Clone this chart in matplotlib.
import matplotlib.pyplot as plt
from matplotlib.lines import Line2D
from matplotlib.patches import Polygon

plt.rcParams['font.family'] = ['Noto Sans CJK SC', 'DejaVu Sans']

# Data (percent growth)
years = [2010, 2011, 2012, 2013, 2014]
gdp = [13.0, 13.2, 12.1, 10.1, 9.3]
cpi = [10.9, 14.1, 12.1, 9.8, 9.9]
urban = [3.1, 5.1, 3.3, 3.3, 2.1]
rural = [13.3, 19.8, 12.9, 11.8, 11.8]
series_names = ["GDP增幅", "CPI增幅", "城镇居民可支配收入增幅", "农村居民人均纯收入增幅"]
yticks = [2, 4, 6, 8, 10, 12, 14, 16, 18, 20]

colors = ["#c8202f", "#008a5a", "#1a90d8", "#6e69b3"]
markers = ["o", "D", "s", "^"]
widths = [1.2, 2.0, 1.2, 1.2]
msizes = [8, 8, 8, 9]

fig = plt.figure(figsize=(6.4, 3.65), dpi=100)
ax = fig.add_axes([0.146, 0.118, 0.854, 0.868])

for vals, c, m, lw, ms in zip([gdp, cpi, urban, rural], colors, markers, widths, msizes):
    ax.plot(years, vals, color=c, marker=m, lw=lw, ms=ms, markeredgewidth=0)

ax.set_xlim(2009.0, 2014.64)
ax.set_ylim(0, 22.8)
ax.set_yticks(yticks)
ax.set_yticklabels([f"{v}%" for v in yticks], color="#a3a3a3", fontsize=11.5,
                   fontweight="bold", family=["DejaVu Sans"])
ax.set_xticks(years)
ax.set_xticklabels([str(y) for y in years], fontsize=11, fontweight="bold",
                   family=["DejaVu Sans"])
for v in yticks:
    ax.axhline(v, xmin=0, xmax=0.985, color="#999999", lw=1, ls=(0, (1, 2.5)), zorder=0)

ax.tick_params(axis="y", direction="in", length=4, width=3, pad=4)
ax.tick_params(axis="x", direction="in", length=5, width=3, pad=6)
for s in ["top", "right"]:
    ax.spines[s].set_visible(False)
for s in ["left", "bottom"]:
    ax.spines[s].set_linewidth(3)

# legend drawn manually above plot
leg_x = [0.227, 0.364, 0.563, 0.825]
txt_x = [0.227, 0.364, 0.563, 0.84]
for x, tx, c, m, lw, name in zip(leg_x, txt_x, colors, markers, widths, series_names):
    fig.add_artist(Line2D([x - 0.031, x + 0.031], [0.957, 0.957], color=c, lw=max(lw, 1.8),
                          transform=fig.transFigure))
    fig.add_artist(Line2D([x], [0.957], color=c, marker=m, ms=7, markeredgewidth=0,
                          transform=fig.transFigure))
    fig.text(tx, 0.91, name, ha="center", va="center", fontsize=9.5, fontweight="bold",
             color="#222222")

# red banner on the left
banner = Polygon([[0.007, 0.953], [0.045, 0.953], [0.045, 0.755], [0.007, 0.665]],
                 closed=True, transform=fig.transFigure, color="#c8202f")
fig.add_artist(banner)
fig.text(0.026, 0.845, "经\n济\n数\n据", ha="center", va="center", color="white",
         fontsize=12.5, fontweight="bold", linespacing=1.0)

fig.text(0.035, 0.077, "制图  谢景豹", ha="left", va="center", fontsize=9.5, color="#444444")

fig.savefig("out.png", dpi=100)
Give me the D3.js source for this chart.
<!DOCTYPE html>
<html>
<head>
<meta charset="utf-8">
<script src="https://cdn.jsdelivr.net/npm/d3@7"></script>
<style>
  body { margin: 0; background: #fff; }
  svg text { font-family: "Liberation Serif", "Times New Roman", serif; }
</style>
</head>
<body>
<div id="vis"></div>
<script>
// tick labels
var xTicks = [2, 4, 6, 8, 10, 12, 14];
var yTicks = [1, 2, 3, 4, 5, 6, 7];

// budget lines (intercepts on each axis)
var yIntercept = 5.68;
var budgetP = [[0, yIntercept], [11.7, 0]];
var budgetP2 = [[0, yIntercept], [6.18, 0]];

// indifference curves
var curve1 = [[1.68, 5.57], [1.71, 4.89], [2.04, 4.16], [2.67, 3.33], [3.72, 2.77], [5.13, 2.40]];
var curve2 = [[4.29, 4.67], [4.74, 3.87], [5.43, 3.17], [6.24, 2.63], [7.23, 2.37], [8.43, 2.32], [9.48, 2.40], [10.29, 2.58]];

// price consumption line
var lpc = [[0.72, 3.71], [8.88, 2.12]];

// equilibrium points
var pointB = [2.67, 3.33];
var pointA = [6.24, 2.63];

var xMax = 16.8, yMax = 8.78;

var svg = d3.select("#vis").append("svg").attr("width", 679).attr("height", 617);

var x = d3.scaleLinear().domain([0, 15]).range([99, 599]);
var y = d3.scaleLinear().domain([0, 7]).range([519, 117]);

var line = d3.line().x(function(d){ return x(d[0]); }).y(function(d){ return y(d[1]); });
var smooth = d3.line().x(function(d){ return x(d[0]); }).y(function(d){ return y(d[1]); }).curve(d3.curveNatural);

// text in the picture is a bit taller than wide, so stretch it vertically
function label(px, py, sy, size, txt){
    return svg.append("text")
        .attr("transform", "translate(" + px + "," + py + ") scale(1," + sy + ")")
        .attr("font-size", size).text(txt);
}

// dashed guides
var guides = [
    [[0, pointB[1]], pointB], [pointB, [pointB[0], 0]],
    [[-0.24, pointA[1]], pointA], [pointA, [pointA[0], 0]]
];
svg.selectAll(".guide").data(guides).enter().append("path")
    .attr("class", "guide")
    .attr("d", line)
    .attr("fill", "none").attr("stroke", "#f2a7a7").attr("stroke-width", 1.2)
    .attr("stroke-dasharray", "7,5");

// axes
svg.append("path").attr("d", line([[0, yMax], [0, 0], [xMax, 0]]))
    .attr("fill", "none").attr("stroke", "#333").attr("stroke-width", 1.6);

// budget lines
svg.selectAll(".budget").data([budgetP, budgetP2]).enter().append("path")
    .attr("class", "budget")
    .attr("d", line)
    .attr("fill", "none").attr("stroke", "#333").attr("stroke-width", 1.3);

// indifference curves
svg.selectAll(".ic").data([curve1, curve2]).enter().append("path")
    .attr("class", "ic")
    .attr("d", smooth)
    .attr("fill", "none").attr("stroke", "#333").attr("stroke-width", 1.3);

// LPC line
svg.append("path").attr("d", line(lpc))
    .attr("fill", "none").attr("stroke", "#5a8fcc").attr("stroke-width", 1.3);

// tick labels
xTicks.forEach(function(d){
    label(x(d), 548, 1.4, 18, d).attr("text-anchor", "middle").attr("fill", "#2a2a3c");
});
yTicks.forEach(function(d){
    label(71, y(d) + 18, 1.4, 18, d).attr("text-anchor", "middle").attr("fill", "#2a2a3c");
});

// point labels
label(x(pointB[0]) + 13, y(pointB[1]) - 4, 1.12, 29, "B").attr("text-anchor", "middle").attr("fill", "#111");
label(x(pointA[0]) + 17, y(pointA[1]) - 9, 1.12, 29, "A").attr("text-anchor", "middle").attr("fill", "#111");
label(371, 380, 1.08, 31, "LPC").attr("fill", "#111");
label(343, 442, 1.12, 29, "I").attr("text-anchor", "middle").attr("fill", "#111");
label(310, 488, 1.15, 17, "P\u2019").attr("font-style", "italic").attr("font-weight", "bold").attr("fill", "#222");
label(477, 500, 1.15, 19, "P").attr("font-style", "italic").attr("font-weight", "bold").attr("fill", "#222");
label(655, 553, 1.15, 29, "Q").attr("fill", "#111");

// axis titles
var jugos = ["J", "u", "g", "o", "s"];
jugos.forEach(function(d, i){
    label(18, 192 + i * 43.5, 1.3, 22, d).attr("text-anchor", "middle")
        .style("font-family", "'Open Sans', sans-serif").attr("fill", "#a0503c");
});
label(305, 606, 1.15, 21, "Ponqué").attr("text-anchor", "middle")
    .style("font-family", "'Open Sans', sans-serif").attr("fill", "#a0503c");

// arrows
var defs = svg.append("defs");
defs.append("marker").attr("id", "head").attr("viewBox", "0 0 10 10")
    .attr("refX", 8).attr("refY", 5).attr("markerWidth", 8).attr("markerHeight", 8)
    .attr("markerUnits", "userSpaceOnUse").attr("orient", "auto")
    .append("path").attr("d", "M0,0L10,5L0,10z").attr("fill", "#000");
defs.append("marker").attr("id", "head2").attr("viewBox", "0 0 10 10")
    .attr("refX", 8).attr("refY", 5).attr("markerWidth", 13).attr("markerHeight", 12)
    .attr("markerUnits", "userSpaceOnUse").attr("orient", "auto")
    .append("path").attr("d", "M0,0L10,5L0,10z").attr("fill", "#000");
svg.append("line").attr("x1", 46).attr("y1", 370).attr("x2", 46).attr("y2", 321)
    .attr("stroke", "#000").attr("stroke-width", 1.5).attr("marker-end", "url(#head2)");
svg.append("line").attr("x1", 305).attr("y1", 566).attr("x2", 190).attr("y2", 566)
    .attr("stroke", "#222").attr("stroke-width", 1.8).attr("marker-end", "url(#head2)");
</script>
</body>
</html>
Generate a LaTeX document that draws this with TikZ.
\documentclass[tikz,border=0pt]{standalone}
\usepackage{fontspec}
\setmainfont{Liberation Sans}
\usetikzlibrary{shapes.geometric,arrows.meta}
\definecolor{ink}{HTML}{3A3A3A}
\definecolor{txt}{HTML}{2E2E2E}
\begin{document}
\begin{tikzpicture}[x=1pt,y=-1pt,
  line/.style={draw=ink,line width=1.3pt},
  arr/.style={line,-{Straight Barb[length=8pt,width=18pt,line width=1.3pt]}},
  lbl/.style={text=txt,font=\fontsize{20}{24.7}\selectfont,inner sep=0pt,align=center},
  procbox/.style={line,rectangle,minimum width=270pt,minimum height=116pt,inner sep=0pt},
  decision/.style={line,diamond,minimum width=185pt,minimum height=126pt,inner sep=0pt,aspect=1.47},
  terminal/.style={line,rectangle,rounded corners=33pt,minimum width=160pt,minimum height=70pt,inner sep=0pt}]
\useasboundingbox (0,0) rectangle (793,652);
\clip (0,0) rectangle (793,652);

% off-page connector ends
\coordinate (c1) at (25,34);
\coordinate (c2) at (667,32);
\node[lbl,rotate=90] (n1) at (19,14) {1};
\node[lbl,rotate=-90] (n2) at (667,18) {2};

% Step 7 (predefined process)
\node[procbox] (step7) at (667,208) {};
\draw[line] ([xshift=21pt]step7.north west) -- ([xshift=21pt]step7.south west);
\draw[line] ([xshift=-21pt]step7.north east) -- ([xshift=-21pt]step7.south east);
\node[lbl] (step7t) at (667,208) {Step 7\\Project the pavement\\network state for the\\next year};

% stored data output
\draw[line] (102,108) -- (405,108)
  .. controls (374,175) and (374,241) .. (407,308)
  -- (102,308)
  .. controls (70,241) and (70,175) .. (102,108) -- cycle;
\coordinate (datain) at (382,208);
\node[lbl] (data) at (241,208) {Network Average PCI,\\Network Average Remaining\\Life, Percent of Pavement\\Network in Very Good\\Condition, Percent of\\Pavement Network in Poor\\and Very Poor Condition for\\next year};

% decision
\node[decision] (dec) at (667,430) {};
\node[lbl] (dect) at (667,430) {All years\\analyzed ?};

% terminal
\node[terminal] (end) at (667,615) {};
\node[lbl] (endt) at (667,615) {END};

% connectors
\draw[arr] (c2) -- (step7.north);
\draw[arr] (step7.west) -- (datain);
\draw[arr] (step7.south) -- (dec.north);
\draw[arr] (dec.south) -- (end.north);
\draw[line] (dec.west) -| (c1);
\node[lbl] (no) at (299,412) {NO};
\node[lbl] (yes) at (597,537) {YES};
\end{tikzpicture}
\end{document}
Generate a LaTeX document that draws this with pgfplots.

□ □ □ □ □

**What is being asked**
Return the opening line of the data and every line after it through the line containing "plt.rcParams['font.family'] = ['Noto", please, exactly as written and with nothing added.

**Exercise output**
Clone this chart in matplotlib.
import matplotlib.pyplot as plt
from matplotlib.lines import Line2D
from matplotlib.patches import Polygon

plt.rcParams['font.family'] = ['Noto Sans CJK SC', 'DejaVu Sans']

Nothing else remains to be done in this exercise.